### OBJECTIVE
Only the lines between the line with "Clone this chart in Altair." and the line with "pct_scale = alt.Scale(domain=[1, 3], nice=False, zero=False)", together with those two lines themselves, are to be copied exactly.

### EXCERPTED RECORDS
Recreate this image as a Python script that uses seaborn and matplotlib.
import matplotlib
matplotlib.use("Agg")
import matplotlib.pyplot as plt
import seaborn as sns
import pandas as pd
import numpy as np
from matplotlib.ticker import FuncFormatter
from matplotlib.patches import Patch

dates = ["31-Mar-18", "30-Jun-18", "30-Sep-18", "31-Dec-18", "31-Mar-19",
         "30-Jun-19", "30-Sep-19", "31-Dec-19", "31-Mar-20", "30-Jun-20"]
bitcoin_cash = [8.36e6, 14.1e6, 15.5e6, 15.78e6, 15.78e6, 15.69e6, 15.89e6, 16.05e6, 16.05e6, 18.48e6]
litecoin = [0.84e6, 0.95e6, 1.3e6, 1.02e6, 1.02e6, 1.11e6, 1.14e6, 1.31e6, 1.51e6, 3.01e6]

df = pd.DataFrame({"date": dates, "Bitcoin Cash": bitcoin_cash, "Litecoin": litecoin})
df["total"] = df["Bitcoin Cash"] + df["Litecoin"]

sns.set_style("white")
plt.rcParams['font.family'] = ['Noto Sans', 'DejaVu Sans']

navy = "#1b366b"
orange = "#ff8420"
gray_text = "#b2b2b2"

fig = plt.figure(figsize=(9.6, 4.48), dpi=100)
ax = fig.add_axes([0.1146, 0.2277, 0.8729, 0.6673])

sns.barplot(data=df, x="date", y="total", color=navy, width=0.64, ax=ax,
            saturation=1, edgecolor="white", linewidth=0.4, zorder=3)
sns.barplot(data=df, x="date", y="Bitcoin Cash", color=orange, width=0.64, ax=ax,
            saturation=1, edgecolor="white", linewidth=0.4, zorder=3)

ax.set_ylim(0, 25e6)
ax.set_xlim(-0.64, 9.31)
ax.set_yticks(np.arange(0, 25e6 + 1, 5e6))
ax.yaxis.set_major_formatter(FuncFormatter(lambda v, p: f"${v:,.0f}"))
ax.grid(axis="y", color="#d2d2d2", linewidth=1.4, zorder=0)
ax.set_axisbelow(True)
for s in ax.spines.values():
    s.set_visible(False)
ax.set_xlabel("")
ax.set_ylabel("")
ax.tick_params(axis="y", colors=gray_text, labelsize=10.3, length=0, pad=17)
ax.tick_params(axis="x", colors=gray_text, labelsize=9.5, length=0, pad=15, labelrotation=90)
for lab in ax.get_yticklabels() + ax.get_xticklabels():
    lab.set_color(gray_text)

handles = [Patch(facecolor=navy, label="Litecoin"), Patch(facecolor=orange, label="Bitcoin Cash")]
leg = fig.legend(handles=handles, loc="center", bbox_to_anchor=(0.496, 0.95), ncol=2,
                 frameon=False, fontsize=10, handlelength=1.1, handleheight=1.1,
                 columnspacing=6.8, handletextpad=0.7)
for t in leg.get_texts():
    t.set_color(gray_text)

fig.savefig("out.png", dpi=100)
...
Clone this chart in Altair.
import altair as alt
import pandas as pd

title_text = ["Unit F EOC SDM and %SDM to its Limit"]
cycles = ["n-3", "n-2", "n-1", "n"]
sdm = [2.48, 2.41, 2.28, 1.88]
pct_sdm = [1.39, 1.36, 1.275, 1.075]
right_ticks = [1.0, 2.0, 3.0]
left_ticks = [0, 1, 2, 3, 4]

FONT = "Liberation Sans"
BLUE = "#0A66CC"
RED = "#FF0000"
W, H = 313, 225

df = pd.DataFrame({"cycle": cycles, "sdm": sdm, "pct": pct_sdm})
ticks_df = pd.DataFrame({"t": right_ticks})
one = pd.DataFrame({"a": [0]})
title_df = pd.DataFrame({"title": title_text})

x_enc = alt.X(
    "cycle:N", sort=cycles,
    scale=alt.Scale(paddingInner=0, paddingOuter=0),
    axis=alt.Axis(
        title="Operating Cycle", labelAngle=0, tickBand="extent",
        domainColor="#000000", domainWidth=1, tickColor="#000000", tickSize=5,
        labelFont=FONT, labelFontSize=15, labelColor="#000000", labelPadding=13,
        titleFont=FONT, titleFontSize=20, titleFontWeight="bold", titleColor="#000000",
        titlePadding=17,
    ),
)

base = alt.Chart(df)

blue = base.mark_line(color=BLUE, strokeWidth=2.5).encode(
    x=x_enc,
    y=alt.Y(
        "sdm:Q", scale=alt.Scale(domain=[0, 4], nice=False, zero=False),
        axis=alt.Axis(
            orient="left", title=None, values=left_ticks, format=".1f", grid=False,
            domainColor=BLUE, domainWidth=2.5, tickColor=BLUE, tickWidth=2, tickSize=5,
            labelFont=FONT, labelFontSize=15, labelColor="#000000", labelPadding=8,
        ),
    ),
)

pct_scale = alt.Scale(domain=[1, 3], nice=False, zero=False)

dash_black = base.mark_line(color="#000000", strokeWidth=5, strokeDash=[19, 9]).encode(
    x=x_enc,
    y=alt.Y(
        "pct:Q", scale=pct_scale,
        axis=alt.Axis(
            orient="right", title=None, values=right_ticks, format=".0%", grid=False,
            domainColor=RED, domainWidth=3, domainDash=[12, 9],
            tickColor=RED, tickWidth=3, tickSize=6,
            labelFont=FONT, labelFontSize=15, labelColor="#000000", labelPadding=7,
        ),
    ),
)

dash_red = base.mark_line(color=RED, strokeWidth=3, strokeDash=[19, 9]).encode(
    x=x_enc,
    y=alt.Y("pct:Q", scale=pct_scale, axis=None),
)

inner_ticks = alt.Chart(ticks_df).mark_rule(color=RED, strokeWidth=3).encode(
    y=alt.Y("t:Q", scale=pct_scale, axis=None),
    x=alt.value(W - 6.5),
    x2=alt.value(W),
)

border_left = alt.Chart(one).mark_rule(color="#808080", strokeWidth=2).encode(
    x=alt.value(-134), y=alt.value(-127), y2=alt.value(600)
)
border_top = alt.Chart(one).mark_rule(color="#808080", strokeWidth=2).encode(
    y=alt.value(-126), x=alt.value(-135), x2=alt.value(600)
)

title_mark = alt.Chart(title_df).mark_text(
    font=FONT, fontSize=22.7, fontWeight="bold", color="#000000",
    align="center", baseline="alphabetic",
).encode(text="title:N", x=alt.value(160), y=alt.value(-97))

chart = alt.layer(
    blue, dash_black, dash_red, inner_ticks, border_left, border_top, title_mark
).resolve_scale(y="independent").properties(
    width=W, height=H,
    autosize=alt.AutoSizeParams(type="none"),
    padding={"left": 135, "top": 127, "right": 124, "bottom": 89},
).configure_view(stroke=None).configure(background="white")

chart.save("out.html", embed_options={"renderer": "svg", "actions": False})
---
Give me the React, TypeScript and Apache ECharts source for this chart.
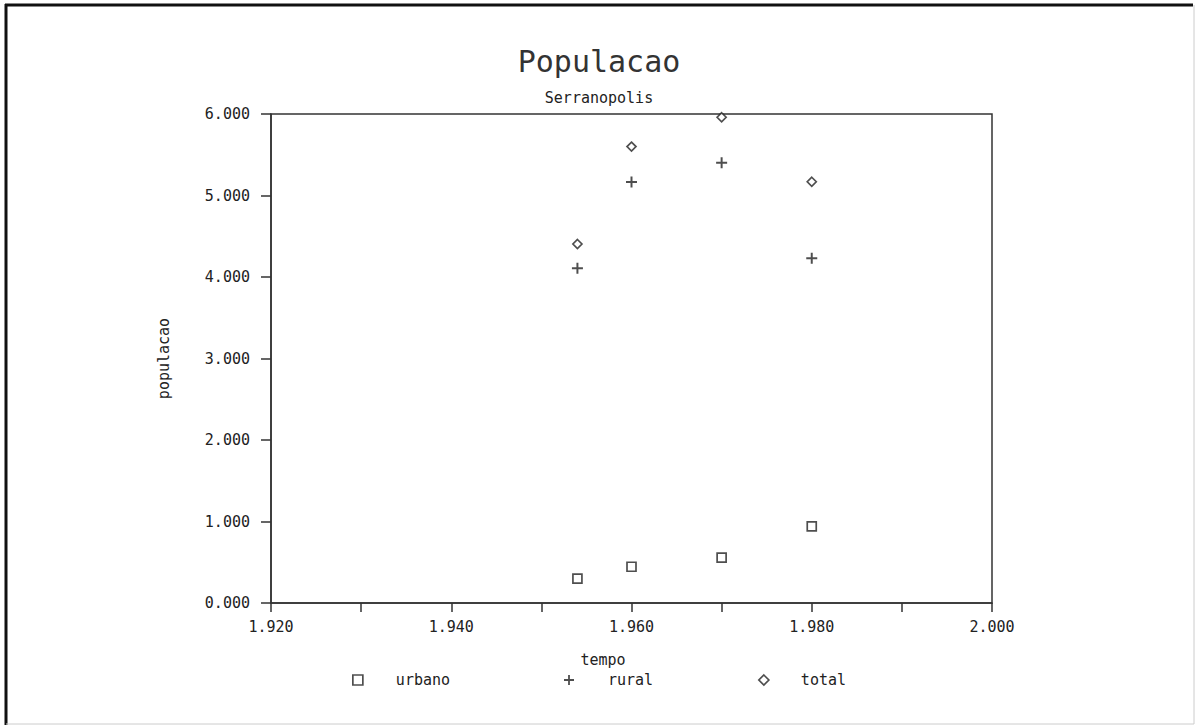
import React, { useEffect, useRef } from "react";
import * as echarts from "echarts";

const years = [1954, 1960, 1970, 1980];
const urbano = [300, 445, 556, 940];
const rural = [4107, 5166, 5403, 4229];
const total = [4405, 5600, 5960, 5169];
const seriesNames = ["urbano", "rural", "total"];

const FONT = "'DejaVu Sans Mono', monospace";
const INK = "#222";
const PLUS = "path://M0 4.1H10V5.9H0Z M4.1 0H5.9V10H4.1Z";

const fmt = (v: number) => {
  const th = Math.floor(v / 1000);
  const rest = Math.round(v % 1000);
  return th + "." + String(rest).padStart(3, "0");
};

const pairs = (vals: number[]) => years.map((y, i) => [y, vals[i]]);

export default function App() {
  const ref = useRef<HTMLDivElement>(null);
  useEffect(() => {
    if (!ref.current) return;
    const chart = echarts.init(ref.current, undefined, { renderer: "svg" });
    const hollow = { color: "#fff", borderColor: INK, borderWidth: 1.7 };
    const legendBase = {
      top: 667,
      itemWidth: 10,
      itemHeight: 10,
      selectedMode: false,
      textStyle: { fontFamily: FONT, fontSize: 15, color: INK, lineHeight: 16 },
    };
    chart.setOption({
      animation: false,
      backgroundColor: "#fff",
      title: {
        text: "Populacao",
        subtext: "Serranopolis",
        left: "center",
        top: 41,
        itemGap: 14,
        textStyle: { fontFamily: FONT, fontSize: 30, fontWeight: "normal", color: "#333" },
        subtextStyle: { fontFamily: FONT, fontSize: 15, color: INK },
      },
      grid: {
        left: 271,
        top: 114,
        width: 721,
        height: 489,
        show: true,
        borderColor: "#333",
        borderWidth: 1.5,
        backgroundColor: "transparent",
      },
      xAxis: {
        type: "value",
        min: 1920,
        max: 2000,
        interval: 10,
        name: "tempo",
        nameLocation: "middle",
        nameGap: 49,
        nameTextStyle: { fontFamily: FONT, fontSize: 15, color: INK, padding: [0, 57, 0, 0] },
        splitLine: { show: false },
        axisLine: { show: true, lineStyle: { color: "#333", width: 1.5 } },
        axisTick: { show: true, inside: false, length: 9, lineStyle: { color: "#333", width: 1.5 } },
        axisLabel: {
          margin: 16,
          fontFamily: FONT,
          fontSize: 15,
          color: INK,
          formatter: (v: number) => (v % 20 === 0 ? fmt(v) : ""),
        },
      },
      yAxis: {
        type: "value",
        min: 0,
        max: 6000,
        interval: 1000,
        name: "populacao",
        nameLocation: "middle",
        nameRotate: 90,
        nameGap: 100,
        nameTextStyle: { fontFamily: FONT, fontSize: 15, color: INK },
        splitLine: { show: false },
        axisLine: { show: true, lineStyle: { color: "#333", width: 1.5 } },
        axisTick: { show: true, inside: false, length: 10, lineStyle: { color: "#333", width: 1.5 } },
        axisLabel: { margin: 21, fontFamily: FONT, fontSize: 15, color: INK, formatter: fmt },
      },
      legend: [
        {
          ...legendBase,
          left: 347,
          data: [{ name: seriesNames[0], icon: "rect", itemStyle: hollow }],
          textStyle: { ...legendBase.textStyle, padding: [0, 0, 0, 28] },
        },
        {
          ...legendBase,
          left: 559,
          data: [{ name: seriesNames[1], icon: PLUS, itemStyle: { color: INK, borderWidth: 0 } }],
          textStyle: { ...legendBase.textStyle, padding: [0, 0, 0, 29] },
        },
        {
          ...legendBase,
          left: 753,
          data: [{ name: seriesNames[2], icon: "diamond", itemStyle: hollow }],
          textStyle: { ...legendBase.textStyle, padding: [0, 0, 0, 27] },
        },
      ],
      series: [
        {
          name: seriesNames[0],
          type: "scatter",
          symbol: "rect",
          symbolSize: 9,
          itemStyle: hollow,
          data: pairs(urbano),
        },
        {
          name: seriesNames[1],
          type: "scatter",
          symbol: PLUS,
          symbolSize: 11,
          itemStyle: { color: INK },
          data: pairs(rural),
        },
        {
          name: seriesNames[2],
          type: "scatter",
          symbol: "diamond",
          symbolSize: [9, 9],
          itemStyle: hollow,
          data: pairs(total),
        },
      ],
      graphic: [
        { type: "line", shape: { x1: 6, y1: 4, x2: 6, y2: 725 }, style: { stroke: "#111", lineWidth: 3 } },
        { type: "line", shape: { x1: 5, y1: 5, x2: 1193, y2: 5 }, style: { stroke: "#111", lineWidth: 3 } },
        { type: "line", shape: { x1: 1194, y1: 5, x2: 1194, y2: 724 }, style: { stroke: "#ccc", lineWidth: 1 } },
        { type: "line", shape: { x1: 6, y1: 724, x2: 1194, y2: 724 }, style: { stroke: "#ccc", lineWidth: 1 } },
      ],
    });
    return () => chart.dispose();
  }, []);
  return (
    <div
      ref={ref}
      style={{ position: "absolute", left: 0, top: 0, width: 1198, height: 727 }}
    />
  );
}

### RESPONSE TO THIS TASK
Clone this chart in Altair.
import altair as alt
import pandas as pd

title_text = ["Unit F EOC SDM and %SDM to its Limit"]
cycles = ["n-3", "n-2", "n-1", "n"]
sdm = [2.48, 2.41, 2.28, 1.88]
pct_sdm = [1.39, 1.36, 1.275, 1.075]
right_ticks = [1.0, 2.0, 3.0]
left_ticks = [0, 1, 2, 3, 4]

FONT = "Liberation Sans"
BLUE = "#0A66CC"
RED = "#FF0000"
W, H = 313, 225

df = pd.DataFrame({"cycle": cycles, "sdm": sdm, "pct": pct_sdm})
ticks_df = pd.DataFrame({"t": right_ticks})
one = pd.DataFrame({"a": [0]})
title_df = pd.DataFrame({"title": title_text})

x_enc = alt.X(
    "cycle:N", sort=cycles,
    scale=alt.Scale(paddingInner=0, paddingOuter=0),
    axis=alt.Axis(
        title="Operating Cycle", labelAngle=0, tickBand="extent",
        domainColor="#000000", domainWidth=1, tickColor="#000000", tickSize=5,
        labelFont=FONT, labelFontSize=15, labelColor="#000000", labelPadding=13,
        titleFont=FONT, titleFontSize=20, titleFontWeight="bold", titleColor="#000000",
        titlePadding=17,
    ),
)

base = alt.Chart(df)

blue = base.mark_line(color=BLUE, strokeWidth=2.5).encode(
    x=x_enc,
    y=alt.Y(
        "sdm:Q", scale=alt.Scale(domain=[0, 4], nice=False, zero=False),
        axis=alt.Axis(
            orient="left", title=None, values=left_ticks, format=".1f", grid=False,
            domainColor=BLUE, domainWidth=2.5, tickColor=BLUE, tickWidth=2, tickSize=5,
            labelFont=FONT, labelFontSize=15, labelColor="#000000", labelPadding=8,
        ),
    ),
)

pct_scale = alt.Scale(domain=[1, 3], nice=False, zero=False)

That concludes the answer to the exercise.